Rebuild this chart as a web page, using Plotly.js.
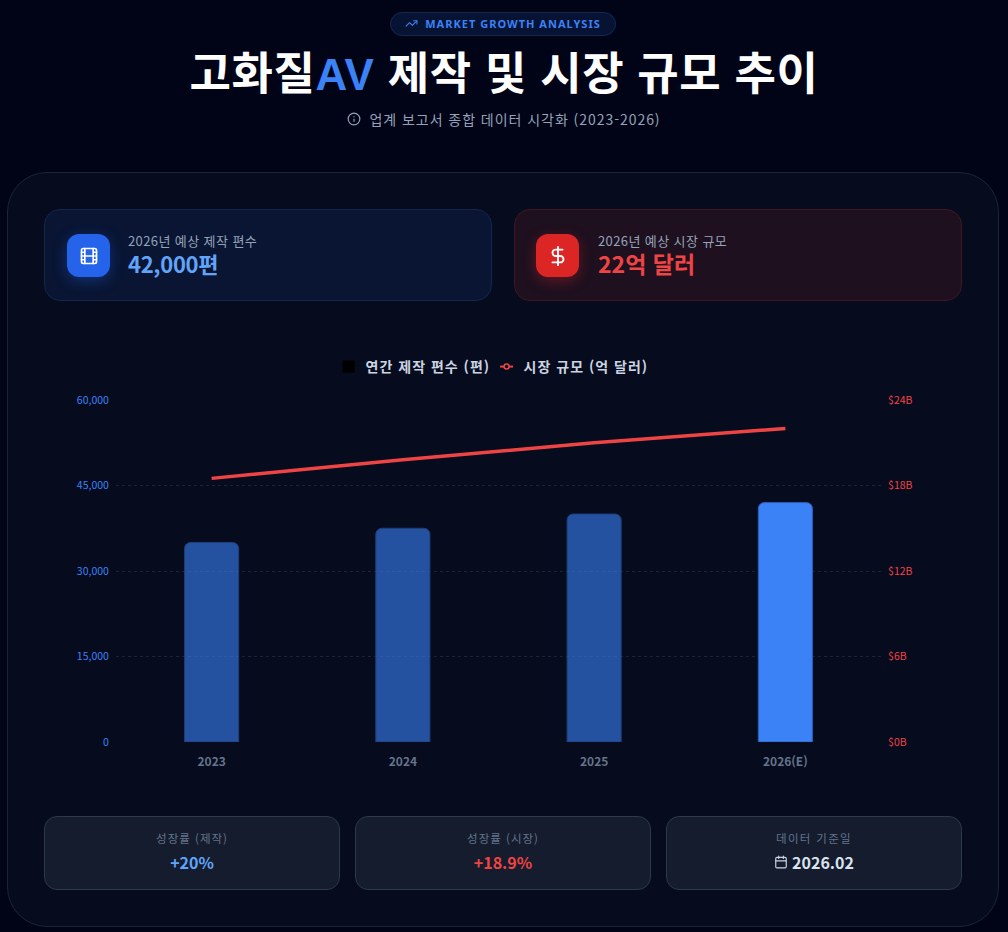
<!DOCTYPE html>
<html lang="ko">
<head>
<meta charset="utf-8">
<script src="https://cdn.plot.ly/plotly-3.0.1.min.js"></script>
<style>
html,body{margin:0;padding:0;background:#010417;width:1008px;height:932px;overflow:hidden;font-family:"Noto Sans CJK KR","Noto Sans",sans-serif;}
.abs{position:absolute;box-sizing:border-box;}
#badge{left:390px;top:12px;width:226px;height:24px;border-radius:12px;background:#071333;border:1px solid #14284f;color:#3b82f6;font:700 11px "Noto Sans",sans-serif;letter-spacing:1.02px;display:flex;align-items:center;justify-content:center;gap:7px;padding-bottom:1px;}
#title{left:0;top:40px;width:1008px;text-align:center;color:#fff;font-size:45px;font-weight:700;line-height:62px;letter-spacing:.6px;white-space:nowrap;}
#title span{color:#3b82f6;font-family:"Liberation Sans",sans-serif;font-size:44px;}
#sub{left:0;top:108px;width:1008px;display:flex;justify-content:center;align-items:center;gap:8px;color:#94a3b8;font-size:14px;line-height:22px;letter-spacing:.95px;}
#panel{left:7px;top:172px;width:992px;height:755px;border-radius:40px;background:#060b1e;border:1px solid #1b2539;}
.card{top:209px;width:448px;height:92px;border-radius:16px;}
#c1{left:44px;background:#091533;border:1px solid #13264f;}
#c2{left:514px;background:#1e101f;border:1px solid #3f1722;}
.icon{top:234px;width:43px;height:43px;border-radius:12px;display:flex;align-items:center;justify-content:center;}
#i1{left:67px;background:#2563eb;box-shadow:0 4px 14px rgba(37,99,235,.35);}
#i2{left:536px;background:#dc2626;box-shadow:0 4px 14px rgba(220,38,38,.35);}
.lab{color:#94a3b8;font-size:13px;line-height:16px;top:233px;white-space:nowrap;letter-spacing:.4px;}
.val{font-size:23px;font-weight:700;line-height:26px;top:250px;white-space:nowrap;}
.stat{top:816px;width:296px;height:74px;border-radius:13px;background:#141c2e;border:1px solid #2c384c;text-align:center;}
.stat .l{position:absolute;left:0;right:0;top:12px;color:#64748b;font-size:11.5px;line-height:18px;letter-spacing:1px;}
.stat .v{position:absolute;left:0;right:0;top:33px;font-size:16px;font-weight:700;line-height:24px;display:flex;justify-content:center;align-items:center;gap:4px;}
#chart{left:44px;top:350px;width:918px;height:440px;}
#chart .legendtext{letter-spacing:1px;}
#chart .legend .scrollbox{clip-path:none !important;}
</style>
</head>
<body>
<div class="abs" id="badge"><svg width="13" height="13" viewBox="0 0 24 24" fill="none" stroke="#3b82f6" stroke-width="2" stroke-linecap="round" stroke-linejoin="round"><path d="M22 7 13.5 15.5 8.5 10.5 2 17"/><path d="M16 7h6v6"/></svg><span>MARKET GROWTH ANALYSIS</span></div>
<div class="abs" id="title">고화질<span>AV</span> 제작 및 시장 규모 추이</div>
<div class="abs" id="sub"><svg width="14" height="14" viewBox="0 0 24 24" fill="none" stroke="#94a3b8" stroke-width="2" stroke-linecap="round"><circle cx="12" cy="12" r="10"/><path d="M12 16v-4M12 8h.01"/></svg><span>업계 보고서 종합 데이터 시각화 (2023-2026)</span></div>
<div class="abs" id="panel"></div>
<div class="abs card" id="c1"></div>
<div class="abs card" id="c2"></div>
<div class="abs icon" id="i1"><svg width="20" height="20" viewBox="0 0 24 24" fill="none" stroke="#fff" stroke-width="2" stroke-linecap="round" stroke-linejoin="round"><rect x="3" y="3" width="18" height="18" rx="2"/><path d="M7 3v18M3 7.5h4M3 12h18M3 16.5h4M17 3v18M17 7.5h4M17 16.5h4"/></svg></div>
<div class="abs icon" id="i2"><svg width="22" height="22" viewBox="0 0 24 24" fill="none" stroke="#fff" stroke-width="2" stroke-linecap="round" stroke-linejoin="round"><path d="M12 2v20"/><path d="M17 5H9.5a3.5 3.5 0 0 0 0 7h5a3.5 3.5 0 0 1 0 7H6"/></svg></div>
<div class="abs lab" style="left:128px">2026년 예상 제작 편수</div>
<div class="abs val" style="left:128px;color:#60a5fa;font-size:22px;letter-spacing:-.3px">42,000편</div>
<div class="abs lab" style="left:598px">2026년 예상 시장 규모</div>
<div class="abs val" style="left:598px;color:#ef4444">22억 달러</div>
<div class="abs" id="chart"></div>
<div class="abs stat" style="left:44px"><div class="l">성장률 (제작)</div><div class="v" style="color:#60a5fa">+20%</div></div>
<div class="abs stat" style="left:355px"><div class="l">성장률 (시장)</div><div class="v" style="color:#ef4444">+18.9%</div></div>
<div class="abs stat" style="left:666px"><div class="l" style="letter-spacing:1.3px">데이터 기준일</div><div class="v" style="color:#dbe3ee"><svg width="14" height="14" viewBox="0 0 24 24" fill="none" stroke="#cbd5e1" stroke-width="2" stroke-linecap="round"><rect x="3" y="4" width="18" height="18" rx="2"/><path d="M8 2v4M16 2v4M3 10h18"/></svg><span>2026.02</span></div></div>
<script>
var years = ['2023', '2024', '2025', '2026(E)'];
var productions = [35000, 37500, 40000, 42000];
var marketSize = [18.5, 19.8, 21, 22];
var barColors = ['rgba(59,130,246,0.6)', 'rgba(59,130,246,0.6)', 'rgba(59,130,246,0.6)', '#3b82f6'];
var barLineColors = ['#1e3f78', '#1e3f78', '#1e3f78', '#2c5fb8'];
var barLegendName = '연간 제작 편수 (편)';
var lineLegendName = '시장 규모 (억 달러)';
var leftTicks = [0, 15000, 30000, 45000, 60000];
var rightTicks = [0, 6, 12, 18, 24];
var rightTickLabels = ['$0B', '$6B', '$12B', '$18B', '$24B'];
var noValues = [null, null, null, null];

var FONT = '"Noto Sans CJK KR","Noto Sans",sans-serif';
var traces = [
  {type:'bar', x:years, y:productions, width:0.283, showlegend:false, hoverinfo:'none',
   marker:{color:barColors, line:{color:barLineColors, width:1}}},
  {type:'bar', x:years, y:noValues, name:barLegendName, marker:{color:'#000000', cornerradius:0}, hoverinfo:'none'},
  {type:'scatter', mode:'lines+markers', x:years, y:noValues, yaxis:'y2', name:lineLegendName, hoverinfo:'none',
   line:{color:'#ef4444', width:2}, marker:{size:5, color:'#060b1e', line:{color:'#ef4444', width:1.5}}},
  {type:'scatter', mode:'lines', x:years, y:marketSize, yaxis:'y2', showlegend:false, hoverinfo:'none',
   line:{color:'#ef4444', width:3.5}}
];
var layout = {
  width:918, height:440,
  margin:{l:72, r:81, t:50, b:48},
  paper_bgcolor:'rgba(0,0,0,0)', plot_bgcolor:'rgba(0,0,0,0)',
  barmode:'overlay', barcornerradius:6,
  font:{family:FONT},
  showlegend:true,
  legend:{orientation:'h', x:0.4805, xanchor:'center', y:0.9614, yref:'container', yanchor:'middle',
    font:{size:14, color:'#cbd5e1', weight:700}, itemwidth:30, traceorder:'normal', bgcolor:'rgba(0,0,0,0)',
    entrywidth:113, entrywidthmode:'pixels'},
  xaxis:{type:'category', showgrid:false, zeroline:false, showline:false, ticks:'outside', ticklen:9, tickcolor:'rgba(0,0,0,0)',
    tickfont:{size:12, color:'#64748b', weight:600}, fixedrange:true, range:[-0.5, 3.5]},
  yaxis:{range:[0, 60000], tickvals:leftTicks, tickformat:',d', showgrid:true, gridcolor:'#1a2438', griddash:'3px,3px', gridwidth:1,
    zeroline:false, showline:false, ticks:'outside', ticklen:4, tickcolor:'rgba(0,0,0,0)', tickfont:{size:10.5, color:'#3b82f6'}, fixedrange:true},
  yaxis2:{range:[0, 24], overlaying:'y', side:'right', tickvals:rightTicks, ticktext:rightTickLabels, showgrid:false, zeroline:false, showline:false,
    ticks:'outside', ticklen:4, tickcolor:'rgba(0,0,0,0)', tickfont:{size:10.5, color:'#ef4444'}, fixedrange:true}
};
Plotly.newPlot('chart', traces, layout, {displayModeBar:false, staticPlot:true}).then(function (gd) {
  // shorten the legend's line sample and tuck the keys closer to their texts
  gd.querySelectorAll('.legendlines path').forEach(function (p) { p.setAttribute('d', 'M16.5,0h13'); });
  gd.querySelectorAll('.legendsymbols').forEach(function (s) { s.setAttribute('transform', 'translate(3,0)'); });
});
</script>
</body>
</html>
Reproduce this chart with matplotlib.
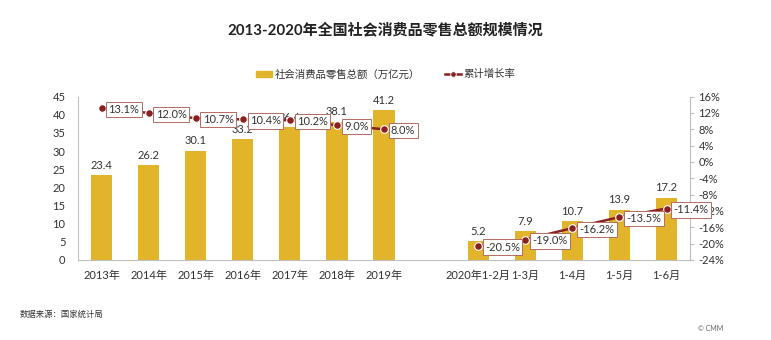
import numpy as np
import matplotlib
matplotlib.use("Agg")
import matplotlib.pyplot as plt
from matplotlib.lines import Line2D
from matplotlib.patches import Patch

plt.rcParams['font.family'] = ['Lato', 'Noto Sans CJK SC', 'DejaVu Sans']

# 年度数据
years = ['2013年', '2014年', '2015年', '2016年', '2017年', '2018年', '2019年']
year_sales = [23.4, 26.2, 30.1, 33.2, 36.6, 38.1, 41.2]
year_growth = [13.1, 12.0, 10.7, 10.4, 10.2, 9.0, 8.0]

# 2020年累计数据
months = ['2020年1-2月', '1-3月', '1-4月', '1-5月', '1-6月']
month_sales = [5.2, 7.9, 10.7, 13.9, 17.2]
month_growth = [-20.5, -19.0, -16.2, -13.5, -11.4]

BAR = '#E2B42A'
LINE = '#8B2020'
TXT = '#333333'
SPINE = '#BFBFBF'

# 年度与月度之间空一格
x_year = np.arange(len(years))
x_month = np.arange(len(months)) + len(years) + 1

fig = plt.figure(figsize=(7.71, 3.40), dpi=100)
ax = fig.add_axes([0.1012, 0.2353, 0.7938, 0.4808])
ax2 = ax.twinx()

ax.bar(x_year, year_sales, width=0.45, color=BAR, zorder=2)
ax.bar(x_month, month_sales, width=0.45, color=BAR, zorder=2)

for xs, vals in ((x_year, year_sales), (x_month, month_sales)):
    for x, v in zip(xs, vals):
        ax.annotate(f'{v:.1f}', (x, v), xytext=(0, 3), textcoords='offset points',
                    ha='center', va='bottom', fontsize=8, color=TXT, zorder=3)

ax.set_xlim(-0.5, x_month[-1] + 0.5)
ax.set_ylim(0, 45)
ax.set_yticks(range(0, 46, 5))
ax.set_xticks(list(x_year) + list(x_month))
ax.set_xticklabels(years + months)
ax.tick_params(axis='x', length=0, pad=7, labelsize=8, labelcolor=TXT)
ax.tick_params(axis='y', length=0, pad=9, labelsize=8, labelcolor=TXT)

ax2.set_ylim(-24, 16)
ax2.set_yticks(range(-24, 17, 4))
ax2.set_yticklabels([f'{t}%' for t in range(-24, 17, 4)])
ax2.tick_params(axis='y', length=3, color=SPINE, pad=3, labelsize=8, labelcolor=TXT)

for a in (ax, ax2):
    a.spines['top'].set_visible(False)
    a.spines['left'].set_color(SPINE)
    a.spines['right'].set_color(SPINE)
    a.spines['bottom'].set_color(SPINE)
ax.spines['right'].set_visible(False)
ax2.spines['left'].set_visible(False)
ax2.spines['bottom'].set_visible(False)

# 增长率折线，两段分开画
for xs, vals in ((x_year, year_growth), (x_month, month_growth)):
    ax2.plot(xs, vals, color=LINE, lw=1.8, marker='o', markersize=5.5,
             markerfacecolor=LINE, markeredgecolor='white', markeredgewidth=0.8, zorder=4)
    for x, v in zip(xs, vals):
        ax2.annotate(f'{v:.1f}%', (x, v), xytext=(5, -1), textcoords='offset points',
                     ha='left', va='center', fontsize=8, color=TXT, zorder=5,
                     bbox=dict(boxstyle='square,pad=0.2', fc='white', ec='#B56B63', lw=0.7))

handles = [Patch(color=BAR),
           Line2D([], [], color=LINE, lw=1.8, marker='o', markersize=4,
                  markerfacecolor=LINE, markeredgecolor='white', markeredgewidth=0.6)]
fig.legend(handles, ['社会消费品零售总额（万亿元）', '累计增长率'],
           loc='center', bbox_to_anchor=(0.5, 0.782), ncol=2, frameon=False,
           fontsize=7.5, handlelength=1.6, handleheight=0.5, columnspacing=2.4,
           handletextpad=0.2, labelcolor=TXT)

fig.text(0.5, 0.912, '2013-2020年全国社会消费品零售总额规模情况', ha='center', va='center',
         fontsize=10.8, fontweight='bold', color='#222222')
fig.text(0.026, 0.078, '数据来源：国家统计局', ha='left', va='center', fontsize=6, color=TXT)
fig.text(0.905, 0.035, '© CMM', ha='left', va='center', fontsize=5, color='#666666')

fig.savefig('out.png', dpi=100)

- - - - -

From the material above, reproduce only what runs from the line holding "Reproduce this chart with matplotlib." down to the line holding "year_growth = [13.1, 12.0, 10.7, 10.4, 10.2, 9.0, 8.0]", both included, pictures excluded.

▶ [Task result]:
Reproduce this chart with matplotlib.
import numpy as np
import matplotlib
matplotlib.use("Agg")
import matplotlib.pyplot as plt
from matplotlib.lines import Line2D
from matplotlib.patches import Patch

plt.rcParams['font.family'] = ['Lato', 'Noto Sans CJK SC', 'DejaVu Sans']

# 年度数据
years = ['2013年', '2014年', '2015年', '2016年', '2017年', '2018年', '2019年']
year_sales = [23.4, 26.2, 30.1, 33.2, 36.6, 38.1, 41.2]
year_growth = [13.1, 12.0, 10.7, 10.4, 10.2, 9.0, 8.0]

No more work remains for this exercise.